You want an even better angle on the same story?

Here you go...

From the Tugboatcapn News Service...

Stock Market Experiences Worst One-Day Drop Since 2001 Only Two Months After Democrats Reclaim Congress...

How about this one?

Stock Market Crashes Following Al Gore's Oscar Win...

Or this headline...

Dow Down 416 Points Following News Of Democrats Opposition To Bush's Iraq Troop Surge Plan...

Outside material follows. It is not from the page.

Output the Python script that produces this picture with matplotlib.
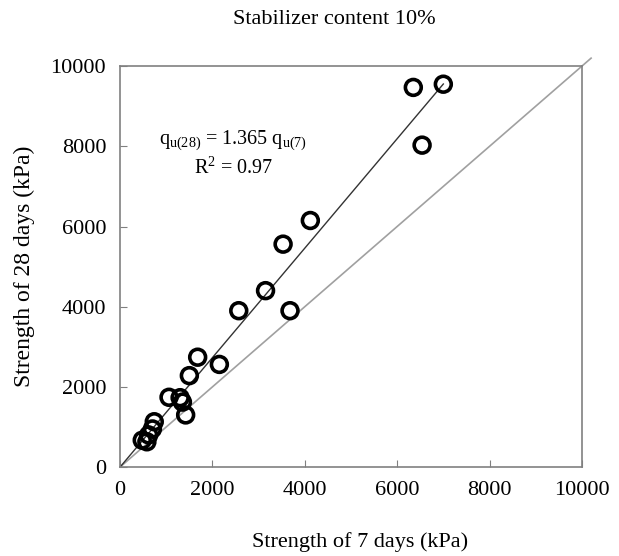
import matplotlib

matplotlib.use("Agg")
import matplotlib.pyplot as plt
import numpy as np

# 7-day vs 28-day unconfined strength, kPa
strength_7d = [7000, 6350, 6540, 4120, 3530, 3150, 3680, 2570, 1680, 2150,
               1500, 1060, 1300, 1350, 1420, 740, 700, 620, 480, 580]
strength_28d = [9550, 9470, 8030, 6150, 5560, 4400, 3900, 3900, 2740, 2560,
                2280, 1740, 1730, 1620, 1300, 1130, 950, 800, 670, 630]
fit_slope = 1.365
r_squared = 0.97
axis_ticks = [0, 2000, 4000, 6000, 8000, 10000]

plt.rcParams["font.family"] = ["Liberation Serif", "DejaVu Serif"]
plt.rcParams["mathtext.fontset"] = "custom"
plt.rcParams["mathtext.rm"] = "Liberation Serif"
plt.rcParams["mathtext.it"] = "Liberation Serif:italic"

fig = plt.figure(figsize=(6.19, 5.56), dpi=100)
ax = fig.add_axes([0.194, 0.160, 0.746, 0.721])

# 1:1 reference line, running a little past the corner
ax.plot([0, 10200], [0, 10200], color="#a0a0a0", lw=1.2, clip_on=False, zorder=1)

# regression through the origin, up to the largest 7-day value
fit_x = np.array([0, max(strength_7d)])
ax.plot(fit_x, fit_slope * fit_x, color="#333333", lw=1.0, zorder=2)

ax.scatter(strength_7d, strength_28d, s=130, facecolors="none",
           edgecolors="black", linewidths=2.6, zorder=3)

ax.text(2450, 8150, r"q$_{\mathrm{u(28)}}$ = %.3f q$_{\mathrm{u(7)}}$" % fit_slope,
        ha="center", va="center", fontsize=14.5)
ax.text(2450, 7450, r"R$^{2}$ = %.2f" % r_squared, ha="center", va="center", fontsize=14.5)

ax.set_xlim(0, 10000)
ax.set_ylim(0, 10000)
ax.set_xticks(axis_ticks)
ax.set_yticks(axis_ticks)
ax.tick_params(direction="in", length=5, color="#808080", labelsize=16, pad=10)
for spine in ax.spines.values():
    spine.set_color("#808080")
    spine.set_linewidth(1.2)

ax.set_xlabel("Strength of 7 days (kPa)", fontsize=16)
ax.xaxis.set_label_coords(0.519, -0.163)
ax.set_ylabel("Strength of 28 days (kPa)", fontsize=17, labelpad=11)
fig.text(0.54, 0.965, "Stabilizer content 10%", ha="center", va="center", fontsize=16)

fig.savefig("out.png", dpi=100)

These things have nothing to do with the Stock Market Plunge, you say?

Oh, Yeah?

I have as much evidence that Al Gore, or the Democrats taking Congress, or their opposition to Bush's Iraq plans causing the Stock Market Crash as the Left has for Mankind's role in Global Warming...

Perception is Reality...


Tuesday, February 20, 2007

Conversion At The Point Of The Sword...

When New Blogger came for ELAshley, I remained silent; I was not ELAshley.

When they forced
Mark to convert, I remained silent; I was not Mark.

When they came for
D.Daddio, I did not speak out; I was not D.Daddio.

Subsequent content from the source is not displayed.